Nem sempre o “não” ocorre de forma verbal. Desenvolva a leitura corporal e não avance o sinal!


Nem sempre o “não” ou o “sim” são verbais. É preciso observar a linguagem corporal e comportamental para se relacionar com as pessoas de forma respeitosa, cooperativa e não-violenta.

Vivemos em uma sociedade patriarcal que fomenta a não assertividade nas mulheres. Homens sustentam esse sistema e um dos locais onde se aproveitam para tirar mais vantagens é o terreno da intimidade. Mulheres também violentam e logo, podem ser pivôs de ações de desrespeito. Essa reflexão, portanto, se destina à todos e todas.

No patriarcado, a não assertividade não apenas dificulta às mulheres proferir o não quando se quer dizer não e o sim, quando se quer dizer sim, mas, estimula mulheres a sempre agradar os outros, a sempre estar disponível, demonstrar gentileza excessiva e não contrariar.

Ou seja, além de ser obstáculo para as mulheres manifestarem o que estão sentindo e pensando, através de opiniões, argumentos e posicionamentos, promove um contexto ainda mais grave que é este grupo agir sempre em conformidade com o que as relações de poder dominantes ditam nos vários contextos coletivos. É pilar desta estrutura a existência de punição social para aquelas que fogem à regra, o que ocorre através do medo e as insegurança construídos ao longo de toda uma vida. É preciso, obviamente, enfraquecer esse sistema. Rachaduras vem sendo promovidas pelos movimentos coletivos de mulheres, mas, ainda há muito trabalho pela frente.

Enquanto a assertividade não estiver consolidada no grupo das mulheres, além das ações coletivas para concretizá-la, é preciso ler o não corporal e comportamental e recuar quando há a existência dessas manifestações. E porque vivemos em uma sociedade que apoia a violência nas relações cotidianas e promove o não desenvolvimento da assertividade nas mulheres, o sim, ainda que exista de forma não explícita, é importante que seja proferido de forma verbal e assertiva para que se dê início qualquer tipo de relação social, principalmente as relações de caráter íntimo. Apenas siga após o “sim”, “eu quero”, “eu gostaria”, “eu concordo”, “estou disponível”, “tenho interesse”, e assim por diante. Na dúvida, pergunte antes de seguir. Não siga individualmente um caminho que tem como base a reciprocidade. Relações sociais devem ser recíprocas e ser fruto de consentimento de todas as partes.
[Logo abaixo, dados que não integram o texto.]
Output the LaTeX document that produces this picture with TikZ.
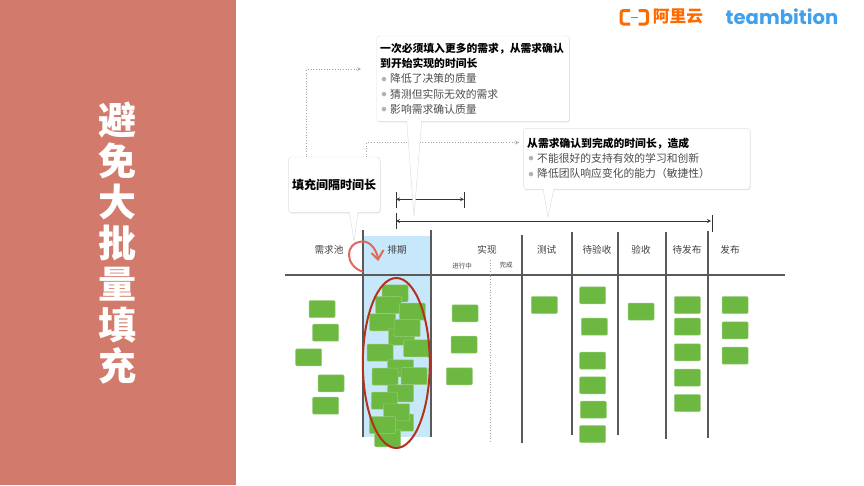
\documentclass[tikz,border=0pt]{standalone}
\usepackage{fontspec}
\setmainfont{Noto Sans CJK SC}
\newfontfamily\logofont{Poppins}
\usetikzlibrary{shadows}
\definecolor{panelred}{HTML}{D27A6B}
\definecolor{laneblue}{HTML}{C7E7FB}
\definecolor{stickygreen}{HTML}{6CB840}
\definecolor{lanegray}{HTML}{5A5A5A}
\definecolor{ringred}{HTML}{B5301A}
\definecolor{turnred}{HTML}{E2685F}
\definecolor{alibaba}{HTML}{FF6A00}
\definecolor{teamblue}{HTML}{3FA0EE}
\newcommand{\calloutitem}[1]{\makebox[10pt][l]{\hspace{1.5pt}\raisebox{1.5pt}{\textcolor{black!30}{\fontsize{5}{5}\selectfont ●}}}\textcolor{black!70}{#1}}
\newcommand{\widecomma}{\char"FF0C\relax}
\newcommand{\wideopen}{\char"FF08\relax}
\newcommand{\wideclose}{\char"FF09\relax}
\tikzset{
  sticky/.style={fill=stickygreen,draw=stickygreen!70!white,line width=0.5pt,rounded corners=1pt,minimum width=26pt,minimum height=17pt,inner sep=0pt},
  callout/.style={fill=white,draw=black!12,line width=0.4pt,rounded corners=3pt,drop shadow={shadow xshift=0.6pt,shadow yshift=-0.8pt,opacity=0.25},inner sep=0pt},
  calloutline/.style={font=\fontsize{10.8}{15.2}\selectfont,align=left,anchor=north west,inner sep=0pt},
  calloutail/.style={fill=white,draw=black!15,line width=0.4pt},
  lane/.style={draw=lanegray,line width=1.1pt},
  dimline/.style={draw=black!80,line width=0.8pt},
  hint/.style={draw=black!35,line width=0.7pt,dotted},
  lanelabel/.style={font=\fontsize{9.6}{11}\selectfont,text=black!75,inner sep=0pt},
  sublabel/.style={font=\fontsize{6.5}{8}\selectfont,text=black!75,inner sep=0pt}
}
\begin{document}
\begin{tikzpicture}[x=1pt,y=-1pt,>=stealth]
  \useasboundingbox (0,0) rectangle (864,485);
  % Side panel
  \fill[panelred] (0,0) rectangle (236,485);
  \node[text=white,font=\fontsize{38}{41}\selectfont\bfseries,align=center,inner sep=0pt] (title) at (117,243.5) {避\\免\\大\\批\\量\\填\\充};
  % Logos
  \draw[alibaba,line width=3pt,rounded corners=2.5pt] (630,10.5) -- (621,10.5) -- (621,24) -- (630,24);
  \draw[alibaba,line width=3pt,rounded corners=2.5pt] (638.5,10.5) -- (647.5,10.5) -- (647.5,24) -- (638.5,24);
  \draw[alibaba,line width=1.6pt] (631,17.3) -- (638,17.3);
  \node[text=alibaba,font=\fontsize{16.7}{18}\selectfont\bfseries,inner sep=0pt] (aliyun) at (678,17) {阿里云};
  \node[text=teamblue,font=\logofont\fontsize{19.6}{20}\selectfont\bfseries,inner sep=0pt] (teambition) at (782,17) {teambition};
  % Schedule lane
  \fill[laneblue] (363,236) rectangle (431,437);
  % Lanes
  \coordinate (headL) at (285,275);
  \coordinate (headR) at (785,275);
  \draw[lane] (headL) -- (headR);
  \draw[lane] (363,230) -- (363,437);
  \draw[lane] (431,230) -- (431,437);
  \draw[lane] (522,235) -- (522,443);
  \draw[lane] (572,232) -- (572,435);
  \draw[lane] (618,232) -- (618,435);
  \draw[lane] (666,232) -- (666,439);
  \draw[lane] (708,231) -- (708,438);
  \draw[black!35,line width=0.7pt,dotted] (490,260) -- (490,442);
  % Lane labels
  \node[lanelabel] (pool) at (329,250) {需求池};
  \node[lanelabel] (plan) at (397,250) {排期};
  \node[lanelabel] (impl) at (487,250) {实现};
  \node[sublabel] (doing) at (462,266) {进行中};
  \node[sublabel] (done) at (506,265) {完成};
  \node[lanelabel] (test) at (546.7,250) {测试};
  \node[lanelabel] (waitcheck) at (597,250) {待验收};
  \node[lanelabel] (check) at (641,250) {验收};
  \node[lanelabel] (waitrel) at (687,250) {待发布};
  \node[lanelabel] (rel) at (730,250) {发布};
  % Pool
  \node[sticky] (s1) at (322,309) {};
  \node[sticky] (s2) at (325.7,332.7) {};
  \node[sticky] (s3) at (308.7,357.3) {};
  \node[sticky] (s4) at (331,383.3) {};
  \node[sticky] (s5) at (325.7,405.7) {};
  % Pile
  \node[sticky] (p1) at (395,293.3) {};
  \node[sticky] (p2) at (388.7,305) {};
  \node[sticky] (p3) at (412.3,311.7) {};
  \node[sticky] (p4) at (382.7,322.3) {};
  \node[sticky] (p5) at (401.7,336.7) {};
  \node[sticky] (p6) at (407,328) {};
  \node[sticky] (p7) at (416.7,348.3) {};
  \node[sticky] (p8) at (380,352.7) {};
  \node[sticky] (p9) at (400.7,368.3) {};
  \node[sticky] (p10) at (385,376.7) {};
  \node[sticky] (p11) at (414,376) {};
  \node[sticky] (p12) at (400.7,393.3) {};
  \node[sticky] (p13) at (384.3,400.7) {};
  \node[sticky] (p14) at (400.7,422.7) {};
  \node[sticky] (p15) at (396.7,412.3) {};
  \node[sticky] (p16) at (387.7,438.3) {};
  \node[sticky] (p17) at (382.3,425) {};
  \draw[ringred,line width=2pt] (396.3,363) ellipse (33.5 and 85);
  % In progress
  \node[sticky] (d1) at (465,313.3) {};
  \node[sticky] (d2) at (464,344.7) {};
  \node[sticky] (d3) at (459.3,376.3) {};
  % Test
  \node[sticky] (t1) at (544.3,305) {};
  % Waiting for check
  \node[sticky] (w1) at (592.7,295.3) {};
  \node[sticky] (w2) at (594.3,326.7) {};
  \node[sticky] (w3) at (592.7,360.7) {};
  \node[sticky] (w4) at (592.7,385.3) {};
  \node[sticky] (w5) at (593.3,409.7) {};
  \node[sticky] (w6) at (592.7,434) {};
  % Check
  \node[sticky] (c1) at (641,311.7) {};
  % Waiting for release
  \node[sticky] (r1) at (687.3,305) {};
  \node[sticky] (r2) at (687.3,326.7) {};
  \node[sticky] (r3) at (687.3,352.3) {};
  \node[sticky] (r4) at (687.3,377.7) {};
  \node[sticky] (r5) at (687.3,403) {};
  % Release
  \node[sticky] (f1) at (735,305) {};
  \node[sticky] (f2) at (735,330.3) {};
  \node[sticky] (f3) at (735,355.7) {};
  % Spans
  \coordinate (spanA) at (396,199.3);
  \coordinate (spanB) at (464,199.3);
  \coordinate (spanC) at (396,221);
  \coordinate (spanD) at (711,221);
  \draw[dimline,<->] (spanA) -- (spanB);
  \draw[dimline,<->] (spanC) -- (spanD);
  \draw[dimline] (396,191.5) -- (396,207.5);
  \draw[dimline] (464,191.5) -- (464,207.5);
  \draw[dimline] (396,213) -- (396,229);
  \draw[dimline] (712.7,215) -- (712.7,232);
  % Hints
  \coordinate (hintA) at (306.7,157);
  \coordinate (hintB) at (361,69);
  \coordinate (hintC) at (366.7,157);
  \coordinate (hintD) at (519,142.5);
  \draw[hint,->] (hintA) |- (hintB);
  \draw[hint,->] (hintC) |- (hintD);
  % Batch callout
  \node[callout,minimum width=192.6pt,minimum height=85.7pt] (batch) at (473,78.8) {};
  \draw[calloutail] (406.7,121) -- (414,216.7) -- (421.7,121);
  \node[calloutline] (batchtext) at (380,43) {\textbf{一次必须填入更多的需求\widecomma 从需求确认}\\\textbf{到开始实现的时间长}\\\calloutitem{降低了决策的质量}\\\calloutitem{猜测但实际无效的需求}\\\calloutitem{影响需求确认质量}};
  % Lead callout
  \node[callout,minimum width=226.7pt,minimum height=61pt] (lead) at (636.7,158.8) {};
  \draw[calloutail] (543,188.7) -- (548,217) -- (554,188.7);
  \node[calloutline] (leadtext) at (527,137.5) {\textbf{从需求确认到完成的时间长\widecomma 造成}\\\calloutitem{不能很好的支持有效的学习和创新}\\\calloutitem{降低团队响应变化的能力\wideopen 敏捷性\wideclose}};
  % Gap callout
  \node[callout,minimum width=91.7pt,minimum height=55.7pt,font=\fontsize{12}{14}\selectfont\bfseries] (gap) at (334.2,184.8) {填充间隔时间长};
  \draw[calloutail] (349.5,212) -- (354,241.5) -- (358,212);
  % Turn arrow
  \coordinate (turnA) at (362.7,271.7);
  \coordinate (turnB) at (378,258);
  \draw[turnred,line width=2pt] (turnA) .. controls (345,266) and (344,243) .. (362,241.5) .. controls (370,241) and (376,249) .. (turnB);
  \draw[turnred,line width=2pt] (371.5,253) -- (378,259.5) -- (383.5,250);
\end{tikzpicture}
\end{document}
O não corporal e comportamental se manifesta de várias formas. Ele ocorre quando a pessoa não responde as manifestações verbais (sejam faladas ou escritas) de outra pessoa, ou seja, é indiferente. Ocorre quando ela responde, mas, não dá continuidade, não demonstra interesse em continuar a conversa. O “não” ocorre quando uma pessoa dá as costas para outra pessoa ou se afasta. Quando ela não interpela outra pessoa de forma verbal, ou seja, não convida, não pergunta, não se interessa sobre a sua vida. O não corporal pode ocorrer também de forma misturada ao sim corporal, como no caso onde a pessoa expressa negação e aceitação de forma intercalada. Neste caso, há uma emissão confusa de sinais, provavelmente resultado da culpa gerada pela imposição da obrigação social em mulheres em estar sempre disponíveis. Após o não, aparece a culpa e logo em seguida, a mulher expressa um “sim” contrário à sua vontade. O sim, portanto, é resultado de vontade genuína quando não está envolto de sinais confusos e incertos. O sim é sim quando ocorre de forma nítida, confiante e assertiva.

Ainda que o sim corporal expresso de forma confusa e misturada junto ao não corporal, possa ser resultado de vontade genuína e o “não”, resultado de insegurança e falta de assertividade – já que o “sim” também implica em se lançar à um desafio e sair do terreno individual já conhecido – o próprio fato de estar misturado ao “não” já expressa insegurança e não assertividade. A relação social respeitosa pressupõe assertividade de ambas as partes. Logo, se o sim está misturado ao não, não é um sim confiante e íntegro. Não insista.

Mais importante do que qualquer relação íntima é essencial que enquanto sociedade trabalhemos para desenvolver a assertividade nas mulheres e para eliminar todo e qualquer tipo de violência contra este grupo. Dessa forma, estaremos cada vez mais rumo à mulheres confiantes de si e espaços coletivos que prezem pela cooperação, respeito e ajuda mútua.

Em rumo à assertividade e contextos onde as mulheres possam se posicionar plenamente sem serem punidas, mal vistas ou isoladas socialmente. Em rumo à contextos onde homens não desrespeitem mulheres, onde mulheres não desrespeitem mulheres.